How it works: The nerve-blocking medications prevent the glands that produce sweat from working. Athletes and people who live or work in hot climates should use these medicines with caution because they can lead to overheating when the body temperature rises.
Side effects: Dry mouth, dry eyes, blurred vision, heart palpitations.
This is a relatively new hyperhidrosis treatment in which a dermatologist uses a hand-held medical device to reduce excessive sweating. The treatment is completed in one or two sessions.
Areas treated: Underarms (it cannot be used on the hands and feet because there isn’t enough protective fat in these areas).
How it works: The device generates electromagnetic energy that destroys the sweat glands permanently.
Side effects: Since this is a newer treatment, the long-term effects are not known.
In severe cases, if other treatments don’t work and a person has heavy sweating that affects their quality of life, doctors may offer surgery to bring relief. While surgery is a permanent cure for hyperhidrosis, it carries risks. Two types of surgery can be performed to stop excessive sweating - surgical removal of the sweat glands and sympathectomy.
Areas treated: Underarms, hands.
How it works: The sweat glands are removed from the underarms using techniques like excision, curettage, laser, and liposuction. The surgery is done in a dermatologist’s office using local anesthesia.

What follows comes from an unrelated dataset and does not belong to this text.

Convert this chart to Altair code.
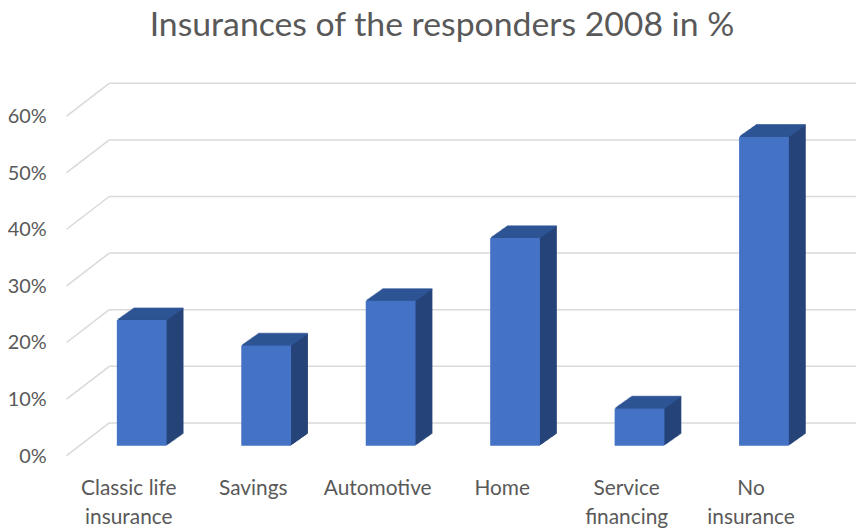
import altair as alt
import pandas as pd

# ---- data ----
categories = ["Classic life insurance", "Savings", "Automotive", "Home",
              "Service financing", "No insurance"]
values = [0.222, 0.177, 0.256, 0.367, 0.066, 0.546]
category_labels = ["Classic life|insurance", "Savings", "Automotive", "Home",
                   "Service|financing", "No|insurance"]
y_ticks = [0, 0.1, 0.2, 0.3, 0.4, 0.5, 0.6]
title_text = "Insurances of the responders 2008 in %"

# ---- style ----
FRONT = "#4472C4"
TOP = "#2F5597"
SIDE = "#264478"
GRID = "#D9D9D9"
TEXT = "#595959"
FONT = "Lato"

W, H = 752, 342
STEP = W / 6
BW = STEP * 0.4
WALL_DX, WALL_DY = -43, 33     # front of the floor relative to the back wall
BAR_DX, BAR_DY = -30, 23       # front face of the bars relative to the back wall
DEPTH_X, DEPTH_Y = 17, -12     # bar depth
N = 17

df = pd.DataFrame({"category": categories, "value": values, "label": category_labels})
grid_df = pd.DataFrame({"tick": y_ticks})

x_scale = alt.Scale(paddingInner=0.6, paddingOuter=0.3)
y_scale = alt.Scale(domain=[0, 0.6])
X = alt.X("category:N", sort=categories, scale=x_scale, axis=None)
Y = alt.Y("value:Q", scale=y_scale, axis=None)

base = alt.Chart(df)
layers = []

# back wall gridlines
layers.append(
    alt.Chart(grid_df).mark_rule(color=GRID, strokeWidth=1.5).encode(
        y=alt.Y("tick:Q", scale=y_scale, axis=None)
    )
)
# side wall gridlines
layers.append(
    alt.Chart(grid_df).mark_rule(
        color=GRID, strokeWidth=1.5,
        xOffset=WALL_DX, yOffset=WALL_DY, x2Offset=0, y2Offset=0,
    ).encode(
        y=alt.Y("tick:Q", scale=y_scale, axis=None),
        y2=alt.Y2("tick"),
        x=alt.value(0),
        x2=alt.value(0),
    )
)
# y tick labels (front edge)
layers.append(
    alt.Chart(grid_df).mark_text(
        align="right", baseline="middle", font=FONT, fontSize=20, color=TEXT,
        dx=WALL_DX - 20, dy=WALL_DY + 1,
    ).encode(
        y=alt.Y("tick:Q", scale=y_scale, axis=None),
        x=alt.value(0),
        text=alt.Text("tick:Q", format=".0%"),
    )
)
# category labels (front edge)
layers.append(
    base.mark_text(
        align="center", baseline="top", font=FONT, fontSize=21, color=TEXT,
        lineBreak="|", lineHeight=29, dx=WALL_DX, dy=56,
    ).encode(
        x=X,
        y=alt.value(H),
        text="label:N",
    )
)

# bar sides (extrusion)
for k in range(N, 0, -1):
    ox = BAR_DX + DEPTH_X * k / N
    oy = BAR_DY + DEPTH_Y * k / N
    layers.append(
        base.mark_bar(color=SIDE, xOffset=ox, x2Offset=ox, yOffset=oy, y2Offset=oy)
        .encode(x=X, y=Y)
    )
# bar tops
for k in range(N, 0, -1):
    ox = BAR_DX + DEPTH_X * k / N
    oy = BAR_DY + DEPTH_Y * k / N
    layers.append(
        base.mark_tick(color=TOP, size=BW, thickness=1.6, xOffset=ox, yOffset=oy)
        .encode(x=X, y=Y)
    )
# bar fronts
layers.append(
    base.mark_bar(
        color=FRONT,
        xOffset=BAR_DX, x2Offset=BAR_DX, yOffset=BAR_DY, y2Offset=BAR_DY,
    ).encode(x=X, y=Y)
)

chart = alt.layer(*layers).properties(
    width=W,
    height=H,
    autosize=alt.AutoSizeParams(type="none"),
    padding={"left": 102, "top": 74, "right": 0, "bottom": 106},
    title=alt.TitleParams(
        text=title_text, font=FONT, fontSize=34, fontWeight="normal",
        color=TEXT, anchor="middle", dx=-41, baseline="bottom", offset=6,
    ),
).configure_view(stroke=None)

chart.save("out.html", embed_options={"renderer": "svg", "actions": False})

Sympathectomy surgery is a major surgical procedure that is performed in an operating suite. The surgeon cuts and destroys certain nerves in the sympathetic nervous system that carry nerve signals to the sweat glands. It is mainly used to treat palmar hyperhidrosis (excessive sweating in the palms).
Side effects: Soreness and bruising. There are also surgical risks like infection, scarring, nerve damage, permanent loss of sensation, low blood pressure, irregular heartbeat, and death. Some patients develop compensatory sweating that causes them to sweat even more heavily than they did from hyperhidrosis.
Can you cure hyperhidrosis permanently?
If you have received a hyperhidrosis diagnosis after a dermatologist’s evaluation and/or thermoregulatory sweat test, there are many treatments available that can help you live a more comfortable life without sweating bullets for no apparent cause. However, if you want to cure hyperhidrosis and never sweat excessively again, then the only option is thoracic sympathectomy surgery, also called endoscopic transthoracic sympathectomy (ETS). This is the only way to get permanent relief from hyperhidrosis, but it carries considerable risks.